▸ **Instructions for the task**
Return exactly, please, the lines that run from the line with "Rebuild this chart as a Python" to the line with "from matplotlib import transforms", ends included, and omit all pictures.

▸ **Data to use**

— Begin —

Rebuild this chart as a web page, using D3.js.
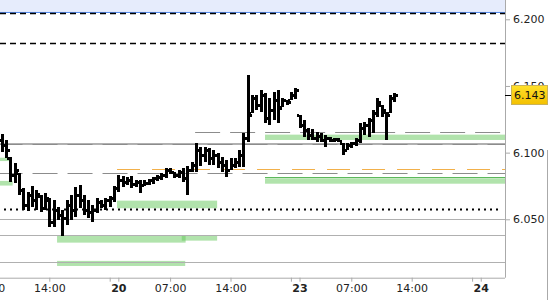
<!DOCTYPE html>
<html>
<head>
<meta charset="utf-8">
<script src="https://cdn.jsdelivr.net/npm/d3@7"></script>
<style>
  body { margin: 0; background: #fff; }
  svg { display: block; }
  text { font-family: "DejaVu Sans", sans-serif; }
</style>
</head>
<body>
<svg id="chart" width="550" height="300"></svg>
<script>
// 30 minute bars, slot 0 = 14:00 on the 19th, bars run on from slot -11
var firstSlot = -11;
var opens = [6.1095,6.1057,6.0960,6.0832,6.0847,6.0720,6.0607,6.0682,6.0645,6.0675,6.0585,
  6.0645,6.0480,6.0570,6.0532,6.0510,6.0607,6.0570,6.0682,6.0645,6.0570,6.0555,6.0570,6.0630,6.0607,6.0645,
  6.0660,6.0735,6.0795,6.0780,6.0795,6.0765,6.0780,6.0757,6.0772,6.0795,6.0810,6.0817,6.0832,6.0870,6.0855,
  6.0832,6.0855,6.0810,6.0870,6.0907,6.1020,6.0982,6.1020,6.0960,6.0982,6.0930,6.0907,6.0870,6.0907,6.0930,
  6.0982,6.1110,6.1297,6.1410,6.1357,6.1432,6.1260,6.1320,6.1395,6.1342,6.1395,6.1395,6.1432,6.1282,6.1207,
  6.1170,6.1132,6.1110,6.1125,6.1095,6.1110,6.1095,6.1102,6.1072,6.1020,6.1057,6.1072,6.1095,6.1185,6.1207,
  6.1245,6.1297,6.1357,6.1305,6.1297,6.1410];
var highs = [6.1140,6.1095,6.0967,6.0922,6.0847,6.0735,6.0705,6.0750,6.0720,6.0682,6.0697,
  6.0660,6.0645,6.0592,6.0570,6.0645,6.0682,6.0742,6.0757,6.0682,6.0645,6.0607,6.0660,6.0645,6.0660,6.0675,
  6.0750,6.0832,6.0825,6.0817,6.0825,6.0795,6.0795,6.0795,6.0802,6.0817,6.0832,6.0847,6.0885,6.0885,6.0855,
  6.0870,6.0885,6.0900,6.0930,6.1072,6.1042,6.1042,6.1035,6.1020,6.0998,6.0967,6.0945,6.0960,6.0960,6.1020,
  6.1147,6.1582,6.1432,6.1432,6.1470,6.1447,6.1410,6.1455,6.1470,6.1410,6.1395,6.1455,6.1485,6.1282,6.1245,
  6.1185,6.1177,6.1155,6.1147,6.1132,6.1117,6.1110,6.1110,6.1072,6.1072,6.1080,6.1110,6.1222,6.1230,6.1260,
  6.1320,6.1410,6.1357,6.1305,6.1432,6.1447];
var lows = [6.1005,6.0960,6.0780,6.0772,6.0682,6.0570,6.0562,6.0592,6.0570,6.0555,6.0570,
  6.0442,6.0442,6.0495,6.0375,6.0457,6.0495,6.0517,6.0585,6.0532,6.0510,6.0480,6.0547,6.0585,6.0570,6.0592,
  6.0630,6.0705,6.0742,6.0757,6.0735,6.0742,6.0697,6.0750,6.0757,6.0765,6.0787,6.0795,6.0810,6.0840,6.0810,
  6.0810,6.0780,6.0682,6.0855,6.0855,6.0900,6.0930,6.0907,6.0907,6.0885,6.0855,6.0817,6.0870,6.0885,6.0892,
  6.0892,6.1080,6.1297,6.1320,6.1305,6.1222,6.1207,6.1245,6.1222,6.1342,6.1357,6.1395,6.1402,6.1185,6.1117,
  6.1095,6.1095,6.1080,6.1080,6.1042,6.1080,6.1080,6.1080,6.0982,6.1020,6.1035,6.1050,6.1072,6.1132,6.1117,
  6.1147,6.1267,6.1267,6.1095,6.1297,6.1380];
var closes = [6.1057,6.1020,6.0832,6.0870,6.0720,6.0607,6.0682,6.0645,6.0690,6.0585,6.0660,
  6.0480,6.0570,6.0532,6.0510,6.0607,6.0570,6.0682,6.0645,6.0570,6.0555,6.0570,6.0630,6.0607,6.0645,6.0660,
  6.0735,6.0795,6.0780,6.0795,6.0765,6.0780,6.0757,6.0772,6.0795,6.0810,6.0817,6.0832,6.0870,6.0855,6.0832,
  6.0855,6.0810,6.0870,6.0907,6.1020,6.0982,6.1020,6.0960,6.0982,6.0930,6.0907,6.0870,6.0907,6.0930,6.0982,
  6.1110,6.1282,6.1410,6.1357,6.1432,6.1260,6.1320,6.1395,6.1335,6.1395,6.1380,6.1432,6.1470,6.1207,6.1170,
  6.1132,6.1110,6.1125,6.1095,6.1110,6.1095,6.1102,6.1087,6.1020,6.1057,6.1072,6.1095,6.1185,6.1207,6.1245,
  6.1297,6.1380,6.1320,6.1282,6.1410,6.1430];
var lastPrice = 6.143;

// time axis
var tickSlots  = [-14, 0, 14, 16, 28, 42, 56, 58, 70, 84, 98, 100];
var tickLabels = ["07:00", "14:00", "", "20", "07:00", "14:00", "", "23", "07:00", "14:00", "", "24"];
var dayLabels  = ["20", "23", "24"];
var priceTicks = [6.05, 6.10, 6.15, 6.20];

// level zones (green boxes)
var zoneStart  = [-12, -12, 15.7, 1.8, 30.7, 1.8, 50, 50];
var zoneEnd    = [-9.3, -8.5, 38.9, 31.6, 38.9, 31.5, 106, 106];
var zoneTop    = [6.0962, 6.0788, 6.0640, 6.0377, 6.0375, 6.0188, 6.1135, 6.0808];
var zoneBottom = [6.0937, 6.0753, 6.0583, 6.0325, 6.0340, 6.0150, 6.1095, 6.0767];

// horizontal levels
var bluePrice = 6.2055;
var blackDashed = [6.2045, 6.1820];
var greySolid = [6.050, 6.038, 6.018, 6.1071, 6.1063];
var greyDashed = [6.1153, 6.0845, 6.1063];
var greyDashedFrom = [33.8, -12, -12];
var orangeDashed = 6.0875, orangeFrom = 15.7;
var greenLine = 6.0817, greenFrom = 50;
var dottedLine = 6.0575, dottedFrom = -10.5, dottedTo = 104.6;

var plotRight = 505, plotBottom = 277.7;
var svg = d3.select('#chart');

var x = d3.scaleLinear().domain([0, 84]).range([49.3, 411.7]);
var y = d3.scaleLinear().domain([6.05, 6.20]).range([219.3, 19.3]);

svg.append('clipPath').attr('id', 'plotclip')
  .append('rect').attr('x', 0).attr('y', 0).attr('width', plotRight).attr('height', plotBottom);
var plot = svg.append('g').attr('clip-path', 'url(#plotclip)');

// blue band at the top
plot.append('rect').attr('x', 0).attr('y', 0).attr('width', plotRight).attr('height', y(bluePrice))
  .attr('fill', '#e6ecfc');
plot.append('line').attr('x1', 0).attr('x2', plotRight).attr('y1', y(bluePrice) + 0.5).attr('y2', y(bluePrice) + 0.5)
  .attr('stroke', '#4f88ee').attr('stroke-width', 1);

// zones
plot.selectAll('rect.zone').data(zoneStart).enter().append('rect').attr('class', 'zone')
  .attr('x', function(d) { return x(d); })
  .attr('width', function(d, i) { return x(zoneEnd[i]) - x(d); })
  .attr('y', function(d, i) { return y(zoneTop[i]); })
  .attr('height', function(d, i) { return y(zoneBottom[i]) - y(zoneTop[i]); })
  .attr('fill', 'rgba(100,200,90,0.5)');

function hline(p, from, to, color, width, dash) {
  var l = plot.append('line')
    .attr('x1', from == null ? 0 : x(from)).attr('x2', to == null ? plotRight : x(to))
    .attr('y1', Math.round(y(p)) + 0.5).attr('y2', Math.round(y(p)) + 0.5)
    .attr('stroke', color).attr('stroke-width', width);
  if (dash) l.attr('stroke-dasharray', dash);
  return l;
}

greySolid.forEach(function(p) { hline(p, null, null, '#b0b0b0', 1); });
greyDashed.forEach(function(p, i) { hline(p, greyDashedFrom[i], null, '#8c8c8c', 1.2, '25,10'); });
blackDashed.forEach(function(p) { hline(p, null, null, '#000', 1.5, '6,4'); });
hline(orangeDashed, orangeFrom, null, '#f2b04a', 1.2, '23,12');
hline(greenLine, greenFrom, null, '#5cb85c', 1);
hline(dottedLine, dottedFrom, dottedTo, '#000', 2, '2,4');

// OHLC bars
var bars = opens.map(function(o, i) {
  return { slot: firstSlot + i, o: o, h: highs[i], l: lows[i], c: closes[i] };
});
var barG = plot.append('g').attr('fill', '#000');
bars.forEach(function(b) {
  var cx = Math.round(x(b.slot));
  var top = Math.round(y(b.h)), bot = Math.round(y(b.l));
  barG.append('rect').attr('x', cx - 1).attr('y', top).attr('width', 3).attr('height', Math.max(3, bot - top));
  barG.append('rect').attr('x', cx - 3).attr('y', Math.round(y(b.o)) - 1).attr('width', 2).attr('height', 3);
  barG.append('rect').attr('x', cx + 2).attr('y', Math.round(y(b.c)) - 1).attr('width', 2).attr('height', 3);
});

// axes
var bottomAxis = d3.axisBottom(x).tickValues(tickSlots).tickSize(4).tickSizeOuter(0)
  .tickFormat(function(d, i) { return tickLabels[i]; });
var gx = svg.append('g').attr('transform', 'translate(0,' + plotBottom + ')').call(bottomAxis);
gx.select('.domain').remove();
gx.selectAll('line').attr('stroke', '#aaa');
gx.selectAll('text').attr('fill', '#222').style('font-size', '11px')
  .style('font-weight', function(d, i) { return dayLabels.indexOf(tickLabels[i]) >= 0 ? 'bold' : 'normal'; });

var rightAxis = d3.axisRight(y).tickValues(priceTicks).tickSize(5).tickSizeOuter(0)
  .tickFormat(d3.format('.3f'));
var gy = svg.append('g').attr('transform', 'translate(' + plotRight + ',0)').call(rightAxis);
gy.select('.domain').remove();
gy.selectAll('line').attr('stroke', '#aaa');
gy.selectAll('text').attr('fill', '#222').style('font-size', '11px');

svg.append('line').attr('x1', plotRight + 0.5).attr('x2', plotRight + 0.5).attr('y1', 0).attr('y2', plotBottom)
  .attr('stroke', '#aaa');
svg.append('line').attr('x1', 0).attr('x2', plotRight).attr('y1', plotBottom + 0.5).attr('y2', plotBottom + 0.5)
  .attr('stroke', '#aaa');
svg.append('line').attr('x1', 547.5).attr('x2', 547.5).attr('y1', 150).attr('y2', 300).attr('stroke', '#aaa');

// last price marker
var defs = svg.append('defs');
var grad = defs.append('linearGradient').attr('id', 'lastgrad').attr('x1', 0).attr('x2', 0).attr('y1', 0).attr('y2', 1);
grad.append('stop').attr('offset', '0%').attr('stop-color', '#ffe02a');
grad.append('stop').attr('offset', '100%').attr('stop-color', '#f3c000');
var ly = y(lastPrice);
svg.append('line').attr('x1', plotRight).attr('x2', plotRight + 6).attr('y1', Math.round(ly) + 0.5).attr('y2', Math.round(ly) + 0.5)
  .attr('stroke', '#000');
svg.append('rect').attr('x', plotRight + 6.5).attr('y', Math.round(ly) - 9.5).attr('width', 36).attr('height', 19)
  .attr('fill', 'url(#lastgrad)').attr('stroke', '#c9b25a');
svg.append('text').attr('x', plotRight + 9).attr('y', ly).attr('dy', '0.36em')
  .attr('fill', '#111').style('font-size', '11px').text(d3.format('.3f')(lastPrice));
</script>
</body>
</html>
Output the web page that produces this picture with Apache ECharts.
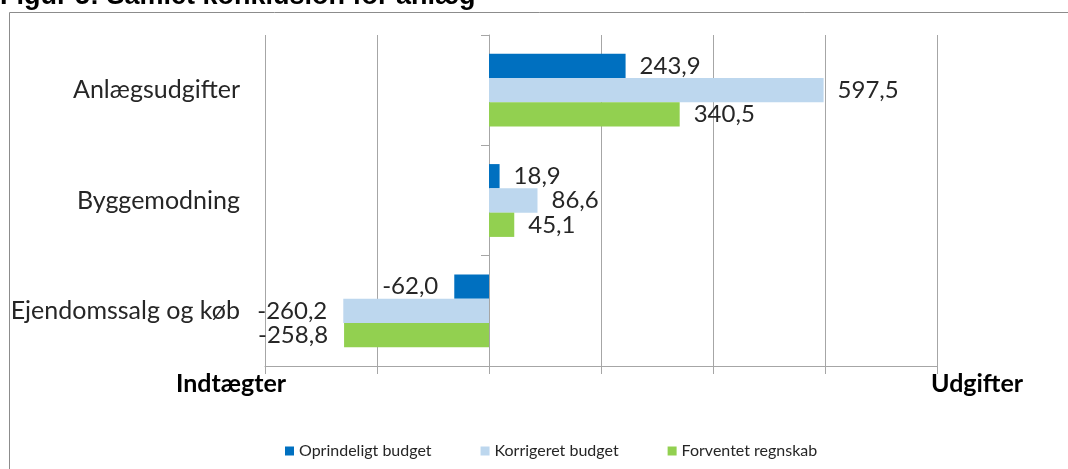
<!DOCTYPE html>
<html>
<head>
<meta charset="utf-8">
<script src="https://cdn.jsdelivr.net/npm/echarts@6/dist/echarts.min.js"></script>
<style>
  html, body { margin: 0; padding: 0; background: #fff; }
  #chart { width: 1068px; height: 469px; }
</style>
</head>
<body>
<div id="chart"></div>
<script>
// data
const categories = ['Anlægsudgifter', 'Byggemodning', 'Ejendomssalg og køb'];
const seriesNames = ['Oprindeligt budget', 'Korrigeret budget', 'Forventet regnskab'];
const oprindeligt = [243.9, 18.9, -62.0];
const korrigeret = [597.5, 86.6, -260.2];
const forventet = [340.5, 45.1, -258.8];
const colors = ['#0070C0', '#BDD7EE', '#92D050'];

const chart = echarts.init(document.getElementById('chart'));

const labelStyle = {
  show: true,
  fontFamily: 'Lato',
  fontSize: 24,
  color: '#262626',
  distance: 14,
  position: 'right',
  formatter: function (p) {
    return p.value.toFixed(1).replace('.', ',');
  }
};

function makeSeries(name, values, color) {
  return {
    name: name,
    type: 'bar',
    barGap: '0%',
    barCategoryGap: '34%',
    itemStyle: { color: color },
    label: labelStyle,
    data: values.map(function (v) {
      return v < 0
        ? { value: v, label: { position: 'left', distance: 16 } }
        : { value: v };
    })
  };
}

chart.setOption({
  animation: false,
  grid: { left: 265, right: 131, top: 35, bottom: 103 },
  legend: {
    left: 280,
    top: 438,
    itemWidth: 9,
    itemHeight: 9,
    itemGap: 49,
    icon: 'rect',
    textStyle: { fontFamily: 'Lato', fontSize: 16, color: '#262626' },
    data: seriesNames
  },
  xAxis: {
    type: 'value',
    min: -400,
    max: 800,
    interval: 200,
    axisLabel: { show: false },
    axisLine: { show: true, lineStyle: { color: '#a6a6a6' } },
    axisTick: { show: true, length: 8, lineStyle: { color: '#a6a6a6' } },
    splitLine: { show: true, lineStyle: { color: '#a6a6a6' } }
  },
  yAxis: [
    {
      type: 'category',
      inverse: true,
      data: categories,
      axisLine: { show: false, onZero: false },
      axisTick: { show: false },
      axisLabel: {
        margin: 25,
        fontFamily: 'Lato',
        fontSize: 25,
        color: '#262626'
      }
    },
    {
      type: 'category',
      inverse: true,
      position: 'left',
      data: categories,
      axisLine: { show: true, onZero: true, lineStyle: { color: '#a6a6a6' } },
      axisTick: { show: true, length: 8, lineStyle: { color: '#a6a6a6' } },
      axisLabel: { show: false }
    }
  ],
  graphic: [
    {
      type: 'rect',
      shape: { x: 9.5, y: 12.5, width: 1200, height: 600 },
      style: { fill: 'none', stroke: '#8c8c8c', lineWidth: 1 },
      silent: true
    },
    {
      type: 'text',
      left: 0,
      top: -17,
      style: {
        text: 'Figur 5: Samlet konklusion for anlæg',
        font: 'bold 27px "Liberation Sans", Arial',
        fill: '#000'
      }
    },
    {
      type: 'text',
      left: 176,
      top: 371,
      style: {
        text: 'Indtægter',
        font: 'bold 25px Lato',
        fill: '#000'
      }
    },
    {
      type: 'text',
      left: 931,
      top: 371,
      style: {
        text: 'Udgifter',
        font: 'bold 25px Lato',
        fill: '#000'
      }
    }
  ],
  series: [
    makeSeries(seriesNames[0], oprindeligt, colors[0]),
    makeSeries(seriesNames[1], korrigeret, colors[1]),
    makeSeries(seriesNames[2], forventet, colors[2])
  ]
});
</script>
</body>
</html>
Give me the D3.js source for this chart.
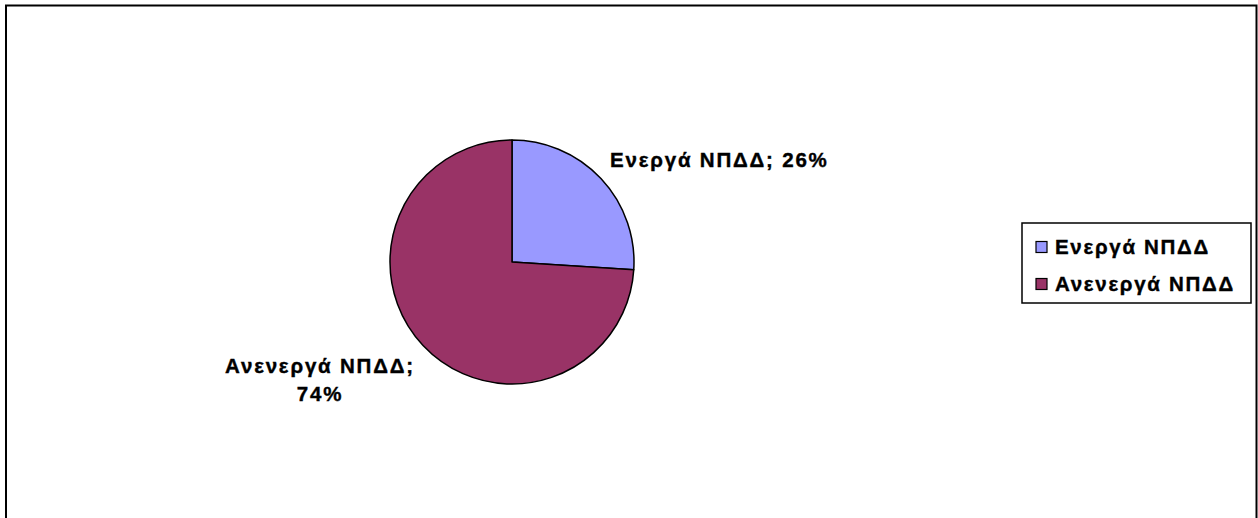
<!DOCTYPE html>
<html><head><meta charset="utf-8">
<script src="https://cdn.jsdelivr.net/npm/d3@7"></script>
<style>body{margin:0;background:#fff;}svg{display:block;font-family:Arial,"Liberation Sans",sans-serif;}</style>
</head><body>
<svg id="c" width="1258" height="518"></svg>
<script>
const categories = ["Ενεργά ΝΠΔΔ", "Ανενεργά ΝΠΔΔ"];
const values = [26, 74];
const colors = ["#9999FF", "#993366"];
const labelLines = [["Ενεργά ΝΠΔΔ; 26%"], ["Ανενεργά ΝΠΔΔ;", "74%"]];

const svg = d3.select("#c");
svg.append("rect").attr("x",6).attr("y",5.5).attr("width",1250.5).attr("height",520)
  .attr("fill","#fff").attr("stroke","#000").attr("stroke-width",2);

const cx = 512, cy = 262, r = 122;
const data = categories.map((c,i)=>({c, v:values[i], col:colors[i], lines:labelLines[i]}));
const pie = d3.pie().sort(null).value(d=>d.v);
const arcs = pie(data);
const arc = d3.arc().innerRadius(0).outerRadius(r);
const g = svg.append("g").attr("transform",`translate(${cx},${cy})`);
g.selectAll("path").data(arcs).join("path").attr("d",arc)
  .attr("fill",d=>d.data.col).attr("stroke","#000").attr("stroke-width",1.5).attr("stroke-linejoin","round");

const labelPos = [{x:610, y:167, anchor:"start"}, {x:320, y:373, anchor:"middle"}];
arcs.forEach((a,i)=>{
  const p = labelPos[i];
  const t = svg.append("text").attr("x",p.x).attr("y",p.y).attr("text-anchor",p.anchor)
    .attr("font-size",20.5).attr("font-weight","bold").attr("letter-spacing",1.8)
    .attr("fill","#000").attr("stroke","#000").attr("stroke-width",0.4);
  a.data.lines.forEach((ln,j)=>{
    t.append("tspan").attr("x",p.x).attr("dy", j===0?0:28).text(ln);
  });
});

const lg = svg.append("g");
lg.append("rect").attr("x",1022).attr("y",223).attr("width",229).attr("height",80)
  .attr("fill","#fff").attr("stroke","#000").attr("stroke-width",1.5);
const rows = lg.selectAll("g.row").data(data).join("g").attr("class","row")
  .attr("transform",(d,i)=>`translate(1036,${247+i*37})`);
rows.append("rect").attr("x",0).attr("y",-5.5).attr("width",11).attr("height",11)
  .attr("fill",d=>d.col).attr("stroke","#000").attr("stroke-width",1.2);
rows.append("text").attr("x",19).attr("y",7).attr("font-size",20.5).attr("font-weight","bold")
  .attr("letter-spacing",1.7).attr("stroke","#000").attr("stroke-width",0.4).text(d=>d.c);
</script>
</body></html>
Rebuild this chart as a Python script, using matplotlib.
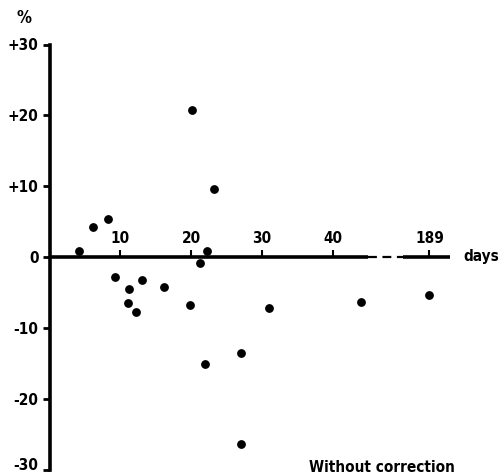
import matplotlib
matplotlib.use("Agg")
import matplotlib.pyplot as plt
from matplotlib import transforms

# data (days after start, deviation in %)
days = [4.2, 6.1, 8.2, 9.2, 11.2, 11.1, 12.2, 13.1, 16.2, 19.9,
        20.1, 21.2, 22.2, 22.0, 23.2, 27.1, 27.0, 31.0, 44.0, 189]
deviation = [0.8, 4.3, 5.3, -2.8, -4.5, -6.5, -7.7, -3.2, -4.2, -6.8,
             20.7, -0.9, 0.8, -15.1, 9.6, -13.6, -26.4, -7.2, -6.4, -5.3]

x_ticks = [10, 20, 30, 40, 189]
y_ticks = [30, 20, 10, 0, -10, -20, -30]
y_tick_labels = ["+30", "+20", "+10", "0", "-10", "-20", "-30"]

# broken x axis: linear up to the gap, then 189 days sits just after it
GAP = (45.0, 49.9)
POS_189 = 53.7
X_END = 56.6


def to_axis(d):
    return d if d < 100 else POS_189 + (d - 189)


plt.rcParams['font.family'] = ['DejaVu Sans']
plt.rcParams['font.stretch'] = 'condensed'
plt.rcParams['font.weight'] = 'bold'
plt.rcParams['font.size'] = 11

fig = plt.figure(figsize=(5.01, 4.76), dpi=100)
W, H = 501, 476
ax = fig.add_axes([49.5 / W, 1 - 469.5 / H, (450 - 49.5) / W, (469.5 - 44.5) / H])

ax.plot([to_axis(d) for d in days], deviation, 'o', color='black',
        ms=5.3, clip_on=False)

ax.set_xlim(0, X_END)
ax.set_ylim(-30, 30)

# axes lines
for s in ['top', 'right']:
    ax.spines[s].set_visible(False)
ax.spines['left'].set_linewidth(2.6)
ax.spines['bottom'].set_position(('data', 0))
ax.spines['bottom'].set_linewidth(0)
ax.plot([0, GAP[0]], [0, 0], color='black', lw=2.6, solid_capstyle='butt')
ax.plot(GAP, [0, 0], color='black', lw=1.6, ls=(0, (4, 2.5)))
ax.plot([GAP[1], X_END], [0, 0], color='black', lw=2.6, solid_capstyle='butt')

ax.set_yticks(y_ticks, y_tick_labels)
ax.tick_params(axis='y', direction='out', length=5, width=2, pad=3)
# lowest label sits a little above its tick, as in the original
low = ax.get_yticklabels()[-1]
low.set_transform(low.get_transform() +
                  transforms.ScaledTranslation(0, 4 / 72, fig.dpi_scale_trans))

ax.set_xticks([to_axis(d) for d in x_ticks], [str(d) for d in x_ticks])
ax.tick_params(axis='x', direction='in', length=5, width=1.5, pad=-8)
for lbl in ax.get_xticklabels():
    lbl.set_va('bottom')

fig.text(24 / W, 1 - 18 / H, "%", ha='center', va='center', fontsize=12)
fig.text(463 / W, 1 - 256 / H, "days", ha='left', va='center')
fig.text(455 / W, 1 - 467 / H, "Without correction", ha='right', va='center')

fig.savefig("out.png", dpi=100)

— End —

▸ **Completed exercise**
Rebuild this chart as a Python script, using matplotlib.
import matplotlib
matplotlib.use("Agg")
import matplotlib.pyplot as plt
from matplotlib import transforms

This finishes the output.